Выбрать главу

Как всегда, главной заботой были деньги, а от тех, кто их имел, помощи было немного. «Ох, братья, у меня легкие сгнили, пока я бегал от Джурджу до Бухареста и выпрашивал то у одного „патриота“, то у другого толстосума денег хоть на один револьвер, — жаловался Караджа. — Давать никто не дает, а сами только и говорят: „народное дело“ да „патриот“».

Доведенные до отчаяния бунтари, большинству из которых никогда и в голову не приходило тронуть пальцем чужое, начали решать вопрос по-своему. Один из них услышал от молодых парней, работавших в поместье богатой румынки, что у их хозяйки припрятано двадцать мешков золота. Хаджи Димитр рассмотрел моральную сторону вопроса, после чего уговорил батраков украсть один мешок. «Воровать для народного дела — не грех!» — заявил он. На добытые деньги воевода купил семьдесят пять винтовок и другое снаряжение. Еще тридцать подержанных винтовок чуть ли не с неба свалились: капитан румынской армии, по рождению болгарин, вручил четникам «подарок» от казармы, — разумеется без ведома соответствующих властей. В этих условиях финансовая помощь, предложенная «Обществом», была встречена с радостью. «Общество» также взяло на себя составление и публикацию прокламаций за подписью «временного правительства в Стара-Планине», зовущих к оружию; прокламации предназначались для распространения в Болгарии.

Душевный подъем был высок. У Хаджи Димитра постоянно толпились возбужденные хэши, спрашивали об оружии и о дне выступления, словно не могли поверить, что оно состоится. Другие, уже готовые к походу, ходили из корчмы в корчму, пьяные от радости не меньше, чем от вина, пели популярные революционные песни Добри Чинтулова — тоже уроженца Сливена — и выкрикивали громкие и весьма воинственные угрозы по адресу султана и его правительства. Накануне выступления четы были устроены волнующие проводы и пир под открытым небом, на котором прозвучало немало тостов за успех восстания. Возле Петросани, в усадьбе одного болгарина, чета переоделась. Воеводы были в серых мундирах с серебряными пуговицами и золотым шитьем; не все рядовые четники обзавелись формой, но на каждом были штаны, обшитые гайтаном, и меховая шапка с эмблемой, изображавшей льва, и девизом «Свобода или смерть». По болотам и густым зарослям ивы, которыми покрыт пологий румынский берег, чета пробиралась к Дунаю. Четники хотели нести вещи воеводы, но Караджа не желал никаких привилегий: «Это неправильно, — сказал он, — мы идем сражаться за свободу и поднялись против рабства, и значит, мы сами не должны нарушать эту свободу. Мы все между собой братья».

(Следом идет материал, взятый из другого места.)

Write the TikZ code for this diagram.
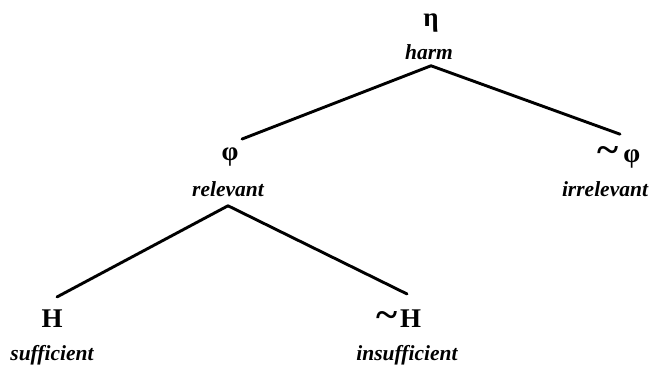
\documentclass[tikz,border=0pt]{standalone}
\usepackage{fontspec}
\setmainfont{Liberation Serif}
\newcommand{\bigtilde}{\raisebox{0.5pt}{\scalebox{1.5}[1.4]{\textasciitilde}}}
\begin{document}
\begin{tikzpicture}[x=1pt,y=-1pt,
  sym/.style={inner sep=0pt,font=\fontsize{27}{30}\selectfont\bfseries},
  lab/.style={inner sep=0pt,font=\fontsize{21.5}{24}\selectfont\bfseries\itshape},
  edge/.style={line width=2.9pt,line cap=round,line join=round}]
\useasboundingbox (0,0) rectangle (653,367);
\node[sym] (eta) at (431,23) {η};
\node[lab] (harm) at (429,52) {harm};
\node[sym] (phi) at (230,157.5) {φ};
\node[lab] (rel) at (228,189) {relevant};
\node[sym] (nphi) at (619,157.5) {\bigtilde\,φ};
\node[lab] (irr) at (605,189.5) {irrelevant};
\node[sym] (H) at (52,319) {H};
\node[lab] (suf) at (52,355) {sufficient};
\node[sym] (nH) at (399,319) {\bigtilde\kern2pt H};
\node[lab] (ins) at (407,355) {insufficient};
\draw[edge] ([xshift=2pt,yshift=-6pt]harm.south) -- ([xshift=12pt,yshift=9pt]phi.north);
\draw[edge] ([xshift=2pt,yshift=-6pt]harm.south) -- ([xshift=1pt,yshift=12pt]nphi.north);
\draw[edge] ([yshift=-9pt]rel.south) -- ([xshift=5pt,yshift=13pt]H.north);
\draw[edge] ([yshift=-9pt]rel.south) -- ([xshift=8pt,yshift=16pt]nH.north);
\end{tikzpicture}
\end{document}
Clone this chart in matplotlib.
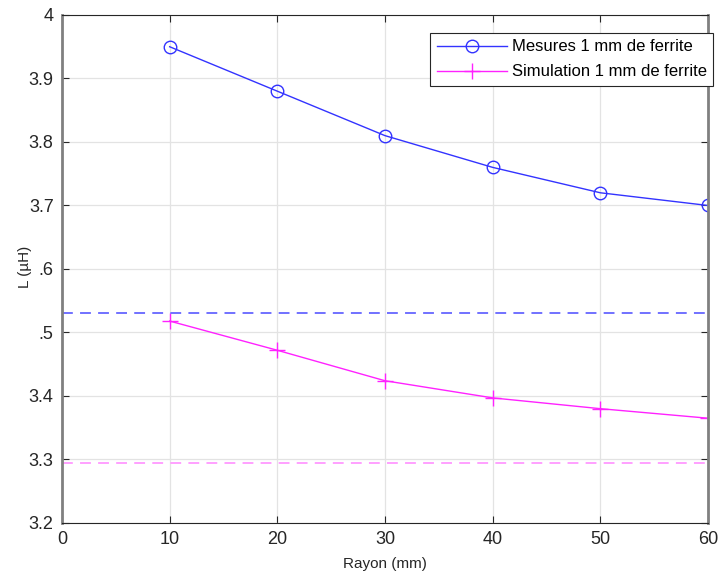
import matplotlib.pyplot as plt
import numpy as np

plt.rcParams['font.family'] = ['Liberation Sans', 'DejaVu Sans']

rayon = [10, 20, 30, 40, 50, 60]
mesures = [3.95, 3.88, 3.81, 3.76, 3.72, 3.70]
simulation = [3.518, 3.472, 3.424, 3.397, 3.380, 3.365]
ref_mesure = 3.53
ref_simulation = 3.294

yticks = [3.2, 3.3, 3.4, 3.5, 3.6, 3.7, 3.8, 3.9, 4.0]
# the y label hides the "3" of 3.6 and 3.5 in the original
ytick_labels = ['3.2', '3.3', '3.4', '.5', '.6', '3.7', '3.8', '3.9', '4']

fig = plt.figure(figsize=(7.19, 5.85), dpi=100)
ax = fig.add_axes([0.0862, 0.106, 0.8985, 0.8684])

ax.plot(rayon, mesures, color='#3333ff', marker='o', markersize=9,
        markerfacecolor='none', markeredgewidth=1.0, linewidth=1.0,
        label='Mesures 1 mm de ferrite')
ax.plot(rayon, simulation, color='#ff22ff', marker='+', markersize=11,
        markeredgewidth=1.0, linewidth=1.0,
        label='Simulation 1 mm de ferrite')
ax.axhline(ref_mesure, color='#6666ff', linestyle=(0, (6, 4)), linewidth=1.3)
ax.axhline(ref_simulation, color='#ff99ff', linestyle=(0, (6, 4)), linewidth=1.3)

ax.set_xlim(0, 60)
ax.set_ylim(3.2, 4.0)
ax.set_xticks(np.arange(0, 61, 10))
ax.set_yticks(yticks)
ax.set_yticklabels(ytick_labels)
ax.grid(True, color='#e3e3e3', linewidth=0.9)
ax.set_axisbelow(True)

ax.tick_params(direction='in', top=True, right=True, labelsize=13,
               length=5, width=0.8, color='#262626', labelcolor='#262626', pad=6)
for s in ax.spines.values():
    s.set_color('#262626')
    s.set_linewidth(0.8)
ax.spines['left'].set_color('#808080')
ax.spines['left'].set_linewidth(2)
ax.spines['right'].set_color('#808080')
ax.spines['right'].set_linewidth(2)

ax.set_xlabel('Rayon (mm)', fontsize=11, color='#262626', labelpad=6)
ax.set_ylabel('L (µH)', fontsize=11, color='#262626')
ax.yaxis.set_label_coords(-0.046, 0.504)

leg = ax.legend(loc='upper right', bbox_to_anchor=(1.008, 0.965), fontsize=12,
                fancybox=False, framealpha=1, edgecolor='#262626',
                handlelength=4.2, borderpad=0.4, labelspacing=0.6,
                handletextpad=0.3, borderaxespad=0)
leg.get_frame().set_linewidth(0.8)

fig.savefig('out.png', dpi=100)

Несмотря на дружбу с Караджой и глубокую любовь, существовавшую между ними, Левского не было в чете, июльской ночью переправлявшейся через Дунай. Очевидной причиной послужила еще не зажившая рана. Уже в конце августа румынские власти арестовали группу болгарских эмигрантов, чтобы задобрить турок, и Левского почти тотчас же отпустили, потому что он нуждался в лечении. Но была и другая, более важная причина: Левский больше не верил в пользу или разумность посылки чет без соответствующей подготовки в стране; его отсутствие в отряде Караджи означало, что их пути разошлись.

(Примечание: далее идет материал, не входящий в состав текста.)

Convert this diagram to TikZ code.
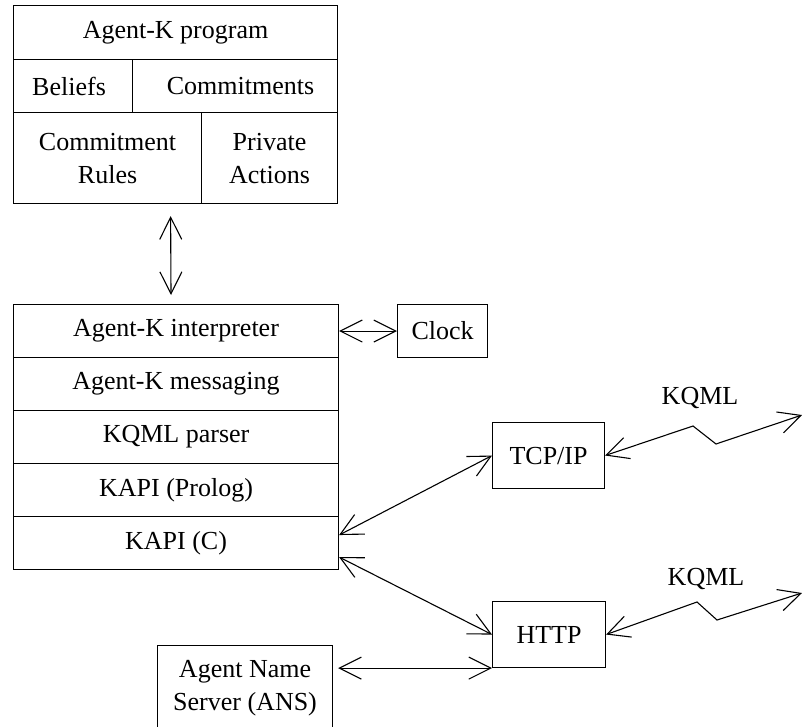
\documentclass[tikz,border=0pt]{standalone}
\usepackage{fontspec}
\setmainfont{Liberation Serif}
\usetikzlibrary{arrows.meta,calc}
\begin{document}
\begin{tikzpicture}[x=1pt,y=-1pt,
  every node/.style={font=\fontsize{26}{33}\selectfont},
  cell/.style={draw, line width=1.1pt, inner sep=0pt, anchor=north west, align=center},
  frame/.style={draw, line width=1.1pt, inner sep=0pt, anchor=north west},
  link/.style={line width=1.1pt, {Straight Barb[length=22pt,width=22pt]}-{Straight Barb[length=22pt,width=22pt]}},
  label/.style={inner sep=0pt},
]
\useasboundingbox (0,0) rectangle (802,727);

% Agent-K program block
\node[frame, minimum width=324pt, minimum height=198pt] (progbox) at (13,5) {};
\node[cell, minimum width=324pt, minimum height=54pt] (prog) at (13,5) {Agent-K program};
\node[cell, minimum width=119pt, minimum height=53pt] (beliefs) at (13,59) {Beliefs\hspace*{8pt}};
\node[cell, minimum width=205pt, minimum height=53pt] (commits) at (132,59) {\hspace*{11pt}Commitments};
\node[cell, minimum width=188pt, minimum height=91pt] (rules) at (13,112) {Commitment\\Rules};
\node[cell, minimum width=136pt, minimum height=91pt] (private) at (201,112) {Private\\Actions};

% Interpreter stack
\node[frame, minimum width=325pt, minimum height=265pt] (stack) at (13,304) {};
\node[cell, minimum width=325pt, minimum height=53pt] (interp) at (13,304) {Agent-K interpreter};
\node[cell, minimum width=325pt, minimum height=53pt] (msg) at (13,357) {Agent-K messaging};
\node[cell, minimum width=325pt, minimum height=53pt] (parser) at (13,410) {KQML parser};
\node[cell, minimum width=325pt, minimum height=53pt] (kprolog) at (13,463) {KAPI (Prolog)};
\node[cell, minimum width=325pt, minimum height=53pt] (kapic) at (13,516) {KAPI (C)};

% Side components
\node[cell, minimum width=90pt, minimum height=53pt] (clock) at (397,304) {Clock};
\node[cell, minimum width=112pt, minimum height=66pt] (tcp) at (492,422) {TCP/IP};
\node[cell, minimum width=113pt, minimum height=66pt] (http) at (492,601) {HTTP};
\node[cell, minimum width=175pt, minimum height=86pt] (ans) at (157,645) {Agent Name\\Server (ANS)};

% Network ends
\coordinate (net1) at (802,415);
\coordinate (net2) at (802,593);

% Connectors
\draw[link, shorten <=12pt, shorten >=9pt] ([xshift=-5pt]progbox.south) -- ([xshift=-5pt]stack.north);
\draw[link] (interp.east) -- (clock.west);
\draw[link] ([yshift=8pt]kapic.east) -- (tcp.west);
\draw[link] ([yshift=-14pt]kapic.east) -- (http.west);
\draw[link, shorten <=5pt] (ans.east |- http.south west) -- (http.south west);
\draw[link] (tcp.east) -- (693,426) -- (716,444) -- (net1);
\draw[link] (http.east) -- (697,602) -- (717,620) -- (net2);

% Protocol labels
\node[label] (kqml1) at (700,398) {KQML};
\node[label] (kqml2) at (706,579) {KQML};
\end{tikzpicture}
\end{document}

Когда в Румынию стали просачиваться известия о чете, они оказались из рук вон плохими. Говорили, что не успело судно четы коснуться болгарского берега, как завязалась перестрелка с турецким патрулем, и капитан проходившего по реке австрийского парохода уведомил власти в Русе о беспорядках. Но турки и без того были заранее предупреждены о походе четы. Информация исходила от «Добродетельной дружины», которая была против ее посылки и сообщила о приготовлениях русскому консулу, а тот в свою очередь упомянул о них в беседе с консулом Франции.

Лишенная преимущества тайны и внезапности чета была вынуждена с боем пробиваться по жаркой пыльной равнине к Стара-Планине. Еще до того, как четники достигли гор, их ряды сильно поредели, а среди тех, кто уцелел, были раненые, в том числе сам Караджа. Несколько тяжело раненых приняли яд, чтобы не быть обузой товарищам. Во всех испытаниях и невзгодах Караджа показал себя настоящим воеводой, хладнокровным и сообразительным в бою, мягким с теми, кто нуждался в утешении и сочувствии; он вдохновлял и подбадривал товарищей, скрывая от них собственные страдания. Однако в бою с частями турецкой армии под Севлиево чета потерпела серьезное поражение, и Караджа, покрытый новыми ранами, попал в руки врагов, которые утащили его в свой лагерь.